[Problem to solve]: Repeat the data that follows, word for word, without the images.

================

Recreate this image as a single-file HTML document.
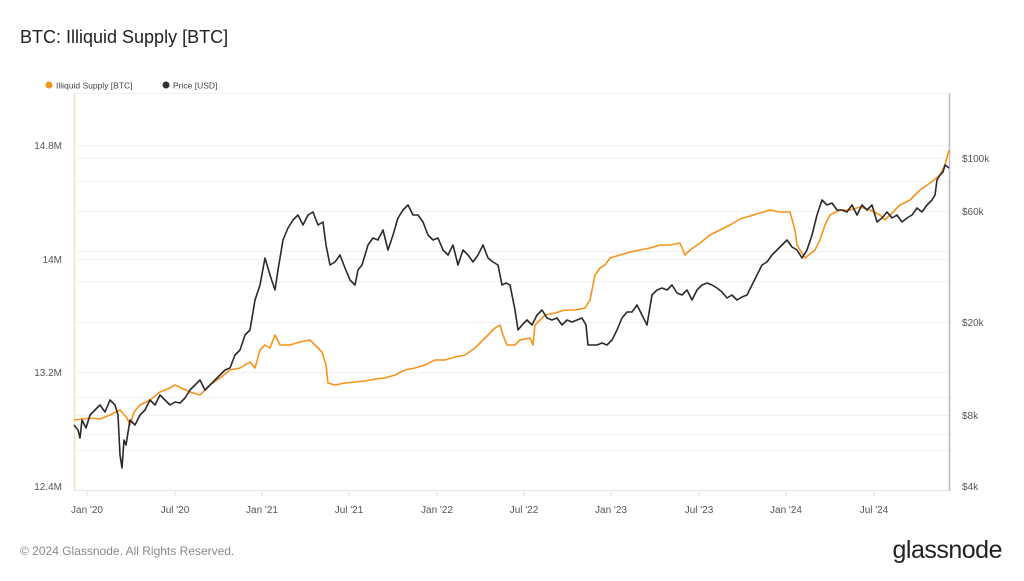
<!DOCTYPE html>
<html><head><meta charset="utf-8"><style>
body{margin:0;background:#fff;font-family:"Liberation Sans",sans-serif;}
</style></head><body>
<svg width="1024" height="576" xmlns="http://www.w3.org/2000/svg" font-family="Liberation Sans, sans-serif">
<rect width="1024" height="576" fill="#fff"/>
<text x="20" y="43" font-size="18" fill="#222">BTC: Illiquid Supply [BTC]</text>
<circle cx="49" cy="85" r="3.5" fill="#f7931a"/>
<text x="56" y="88.5" font-size="8.5" fill="#444">Illiquid Supply [BTC]</text>
<circle cx="166" cy="85" r="3.5" fill="#333"/>
<text x="173" y="88.5" font-size="8.5" fill="#444">Price [USD]</text>
<g stroke="#f0f0f0" stroke-width="1">
<line x1="74" y1="93.5" x2="949" y2="93.5"/>
<line x1="74" y1="145.5" x2="949" y2="145.5"/>
<line x1="74" y1="158.5" x2="949" y2="158.5"/>
<line x1="74" y1="181.5" x2="949" y2="181.5"/>
<line x1="74" y1="211.5" x2="949" y2="211.5"/>
<line x1="74" y1="251.5" x2="949" y2="251.5"/>
<line x1="74" y1="259.5" x2="949" y2="259.5"/>
<line x1="74" y1="281.5" x2="949" y2="281.5"/>
<line x1="74" y1="322.5" x2="949" y2="322.5"/>
<line x1="74" y1="372.5" x2="949" y2="372.5"/>
<line x1="74" y1="397.5" x2="949" y2="397.5"/>
<line x1="74" y1="415.5" x2="949" y2="415.5"/>
<line x1="74" y1="434.5" x2="949" y2="434.5"/>
<line x1="74" y1="450.5" x2="949" y2="450.5"/>
</g>
<line x1="74" y1="490.5" x2="949" y2="490.5" stroke="#e4e4e4"/>
<line x1="74.5" y1="93" x2="74.5" y2="491" stroke="#fbe0bf" stroke-width="1.5"/>
<line x1="949.5" y1="93" x2="949.5" y2="491" stroke="#bbb" stroke-width="1.5"/>
<g stroke="#ddd"><line x1="87" y1="491" x2="87" y2="496"/><line x1="175" y1="491" x2="175" y2="496"/><line x1="262" y1="491" x2="262" y2="496"/><line x1="349" y1="491" x2="349" y2="496"/><line x1="437" y1="491" x2="437" y2="496"/><line x1="524" y1="491" x2="524" y2="496"/><line x1="611" y1="491" x2="611" y2="496"/><line x1="699" y1="491" x2="699" y2="496"/><line x1="786" y1="491" x2="786" y2="496"/><line x1="874" y1="491" x2="874" y2="496"/></g>
<g font-size="10" fill="#555" text-anchor="end">
<text x="62" y="149">14.8M</text><text x="62" y="263">14M</text><text x="62" y="376">13.2M</text><text x="62" y="490">12.4M</text>
</g>
<g font-size="10" fill="#555">
<text x="962" y="162">$100k</text><text x="962" y="215">$60k</text><text x="962" y="326">$20k</text><text x="962" y="419">$8k</text><text x="962" y="490">$4k</text>
</g>
<g font-size="10" fill="#555" text-anchor="middle">
<text x="87" y="513">Jan '20</text><text x="175" y="513">Jul '20</text><text x="262" y="513">Jan '21</text><text x="349" y="513">Jul '21</text><text x="437" y="513">Jan '22</text><text x="524" y="513">Jul '22</text><text x="611" y="513">Jan '23</text><text x="699" y="513">Jul '23</text><text x="786" y="513">Jan '24</text><text x="874" y="513">Jul '24</text>
</g>
<polyline fill="none" stroke="#f7931a" stroke-width="1.6" stroke-linejoin="round" points="74,420 90,418 100,419 110,415 120,410 127,418 130,425 134,412 140,405 150,400 160,392 170,388 175,385 190,392 200,395 210,385 220,378 230,370 240,368 250,362 255,368 260,350 265,345 270,348 275,335 280,345 290,345 300,342 310,340 315,345 322,352 326,365 328,383 335,385 345,383 355,382 365,381 375,379 385,378 395,375 405,370 415,368 425,365 435,360 445,360 455,357 465,355 475,348 485,338 495,328 500,325 503,335 507,345 515,345 520,340 530,338 533,345 535,325 545,315 555,313 565,310 575,310 585,308 590,300 595,275 600,268 605,265 610,258 620,255 630,252 640,250 650,248 660,245 670,245 680,243 685,255 690,250 700,243 710,235 720,230 730,225 740,219 750,216 760,213 770,210 780,212 790,212 795,230 797,245 805,258 815,250 820,240 825,225 830,215 840,210 850,210 860,207 870,210 880,215 885,220 890,215 900,205 910,200 920,190 930,183 940,175 945,165 949,150"/>
<polyline fill="none" stroke="#2a2a2a" stroke-width="1.6" stroke-linejoin="round" points="74,425 78,430 80,438 82,420 86,428 90,415 95,410 100,405 105,412 110,400 115,405 118,415 120,455 122,468 124,440 126,445 130,420 135,425 140,415 145,410 150,400 155,405 160,395 165,400 170,405 175,402 180,403 185,398 190,390 195,385 200,380 205,390 210,385 215,380 220,375 225,370 230,368 235,355 240,350 245,335 250,330 255,300 260,285 265,258 270,275 275,290 278,270 283,240 288,228 293,220 298,215 303,225 308,215 313,212 318,225 323,222 326,245 330,265 335,262 340,255 345,268 350,280 355,285 358,270 362,265 368,245 373,238 378,240 383,230 388,250 393,235 398,218 403,210 408,205 413,215 418,215 423,222 428,235 433,240 438,238 443,250 448,255 453,245 458,265 463,250 468,255 473,262 478,255 483,245 488,258 493,262 498,265 502,285 506,283 510,285 515,310 518,330 522,325 527,320 532,325 537,315 542,310 547,318 552,320 557,318 562,325 567,320 572,322 577,320 582,318 586,325 588,345 592,345 597,345 602,343 607,345 612,340 617,330 622,318 627,312 632,312 637,305 642,315 647,325 652,295 657,290 662,288 667,290 672,285 677,293 682,295 687,290 692,300 697,290 702,285 707,283 712,285 717,288 722,292 727,298 732,295 737,300 742,297 747,295 752,285 757,275 762,265 767,262 772,255 777,250 782,245 787,240 792,247 797,250 802,258 807,250 812,235 817,215 822,200 827,205 832,203 837,210 842,210 847,212 852,205 857,215 862,205 867,210 872,205 877,222 882,218 887,212 892,218 897,215 902,222 907,218 912,215 917,208 922,212 927,205 932,200 935,195 937,180 940,175 943,172 945,165 949,168"/>
<text x="20" y="555" font-size="12" fill="#888">© 2024 Glassnode. All Rights Reserved.</text>
<text x="1002" y="558" font-size="25" fill="#222" text-anchor="end" letter-spacing="-0.5">glassnode</text>
</svg>
</body></html>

================

[Reply]:
Recreate this image as a single-file HTML document.
<!DOCTYPE html>
<html><head><meta charset="utf-8"><style>
body{margin:0;background:#fff;font-family:"Liberation Sans",sans-serif;}
</style></head><body>
<svg width="1024" height="576" xmlns="http://www.w3.org/2000/svg" font-family="Liberation Sans, sans-serif">
<rect width="1024" height="576" fill="#fff"/>
<text x="20" y="43" font-size="18" fill="#222">BTC: Illiquid Supply [BTC]</text>
<circle cx="49" cy="85" r="3.5" fill="#f7931a"/>
<text x="56" y="88.5" font-size="8.5" fill="#444">Illiquid Supply [BTC]</text>
<circle cx="166" cy="85" r="3.5" fill="#333"/>
<text x="173" y="88.5" font-size="8.5" fill="#444">Price [USD]</text>
<g stroke="#f0f0f0" stroke-width="1">
<line x1="74" y1="93.5" x2="949" y2="93.5"/>
<line x1="74" y1="145.5" x2="949" y2="145.5"/>
<line x1="74" y1="158.5" x2="949" y2="158.5"/>
<line x1="74" y1="181.5" x2="949" y2="181.5"/>
<line x1="74" y1="211.5" x2="949" y2="211.5"/>
<line x1="74" y1="251.5" x2="949" y2="251.5"/>
<line x1="74" y1="259.5" x2="949" y2="259.5"/>
<line x1="74" y1="281.5" x2="949" y2="281.5"/>
<line x1="74" y1="322.5" x2="949" y2="322.5"/>
<line x1="74" y1="372.5" x2="949" y2="372.5"/>
<line x1="74" y1="397.5" x2="949" y2="397.5"/>
<line x1="74" y1="415.5" x2="949" y2="415.5"/>
<line x1="74" y1="434.5" x2="949" y2="434.5"/>
<line x1="74" y1="450.5" x2="949" y2="450.5"/>
</g>
<line x1="74" y1="490.5" x2="949" y2="490.5" stroke="#e4e4e4"/>
<line x1="74.5" y1="93" x2="74.5" y2="491" stroke="#fbe0bf" stroke-width="1.5"/>
<line x1="949.5" y1="93" x2="949.5" y2="491" stroke="#bbb" stroke-width="1.5"/>
<g stroke="#ddd"><line x1="87" y1="491" x2="87" y2="496"/><line x1="175" y1="491" x2="175" y2="496"/><line x1="262" y1="491" x2="262" y2="496"/><line x1="349" y1="491" x2="349" y2="496"/><line x1="437" y1="491" x2="437" y2="496"/><line x1="524" y1="491" x2="524" y2="496"/><line x1="611" y1="491" x2="611" y2="496"/><line x1="699" y1="491" x2="699" y2="496"/><line x1="786" y1="491" x2="786" y2="496"/><line x1="874" y1="491" x2="874" y2="496"/></g>
<g font-size="10" fill="#555" text-anchor="end">
<text x="62" y="149">14.8M</text><text x="62" y="263">14M</text><text x="62" y="376">13.2M</text><text x="62" y="490">12.4M</text>
</g>
<g font-size="10" fill="#555">
<text x="962" y="162">$100k</text><text x="962" y="215">$60k</text><text x="962" y="326">$20k</text><text x="962" y="419">$8k</text><text x="962" y="490">$4k</text>
</g>
<g font-size="10" fill="#555" text-anchor="middle">
<text x="87" y="513">Jan '20</text><text x="175" y="513">Jul '20</text><text x="262" y="513">Jan '21</text><text x="349" y="513">Jul '21</text><text x="437" y="513">Jan '22</text><text x="524" y="513">Jul '22</text><text x="611" y="513">Jan '23</text><text x="699" y="513">Jul '23</text><text x="786" y="513">Jan '24</text><text x="874" y="513">Jul '24</text>
</g>
<polyline fill="none" stroke="#f7931a" stroke-width="1.6" stroke-linejoin="round" points="74,420 90,418 100,419 110,415 120,410 127,418 130,425 134,412 140,405 150,400 160,392 170,388 175,385 190,392 200,395 210,385 220,378 230,370 240,368 250,362 255,368 260,350 265,345 270,348 275,335 280,345 290,345 300,342 310,340 315,345 322,352 326,365 328,383 335,385 345,383 355,382 365,381 375,379 385,378 395,375 405,370 415,368 425,365 435,360 445,360 455,357 465,355 475,348 485,338 495,328 500,325 503,335 507,345 515,345 520,340 530,338 533,345 535,325 545,315 555,313 565,310 575,310 585,308 590,300 595,275 600,268 605,265 610,258 620,255 630,252 640,250 650,248 660,245 670,245 680,243 685,255 690,250 700,243 710,235 720,230 730,225 740,219 750,216 760,213 770,210 780,212 790,212 795,230 797,245 805,258 815,250 820,240 825,225 830,215 840,210 850,210 860,207 870,210 880,215 885,220 890,215 900,205 910,200 920,190 930,183 940,175 945,165 949,150"/>
<polyline fill="none" stroke="#2a2a2a" stroke-width="1.6" stroke-linejoin="round" points="74,425 78,430 80,438 82,420 86,428 90,415 95,410 100,405 105,412 110,400 115,405 118,415 120,455 122,468 124,440 126,445 130,420 135,425 140,415 145,410 150,400 155,405 160,395 165,400 170,405 175,402 180,403 185,398 190,390 195,385 200,380 205,390 210,385 215,380 220,375 225,370 230,368 235,355 240,350 245,335 250,330 255,300 260,285 265,258 270,275 275,290 278,270 283,240 288,228 293,220 298,215 303,225 308,215 313,212 318,225 323,222 326,245 330,265 335,262 340,255 345,268 350,280 355,285 358,270 362,265 368,245 373,238 378,240 383,230 388,250 393,235 398,218 403,210 408,205 413,215 418,215 423,222 428,235 433,240 438,238 443,250 448,255 453,245 458,265 463,250 468,255 473,262 478,255 483,245 488,258 493,262 498,265 502,285 506,283 510,285 515,310 518,330 522,325 527,320 532,325 537,315 542,310 547,318 552,320 557,318 562,325 567,320 572,322 577,320 582,318 586,325 588,345 592,345 597,345 602,343 607,345 612,340 617,330 622,318 627,312 632,312 637,305 642,315 647,325 652,295 657,290 662,288 667,290 672,285 677,293 682,295 687,290 692,300 697,290 702,285 707,283 712,285 717,288 722,292 727,298 732,295 737,300 742,297 747,295 752,285 757,275 762,265 767,262 772,255 777,250 782,245 787,240 792,247 797,250 802,258 807,250 812,235 817,215 822,200 827,205 832,203 837,210 842,210 847,212 852,205 857,215 862,205 867,210 872,205 877,222 882,218 887,212 892,218 897,215 902,222 907,218 912,215 917,208 922,212 927,205 932,200 935,195 937,180 940,175 943,172 945,165 949,168"/>
<text x="20" y="555" font-size="12" fill="#888">© 2024 Glassnode. All Rights Reserved.</text>
<text x="1002" y="558" font-size="25" fill="#222" text-anchor="end" letter-spacing="-0.5">glassnode</text>
</svg>
</body></html>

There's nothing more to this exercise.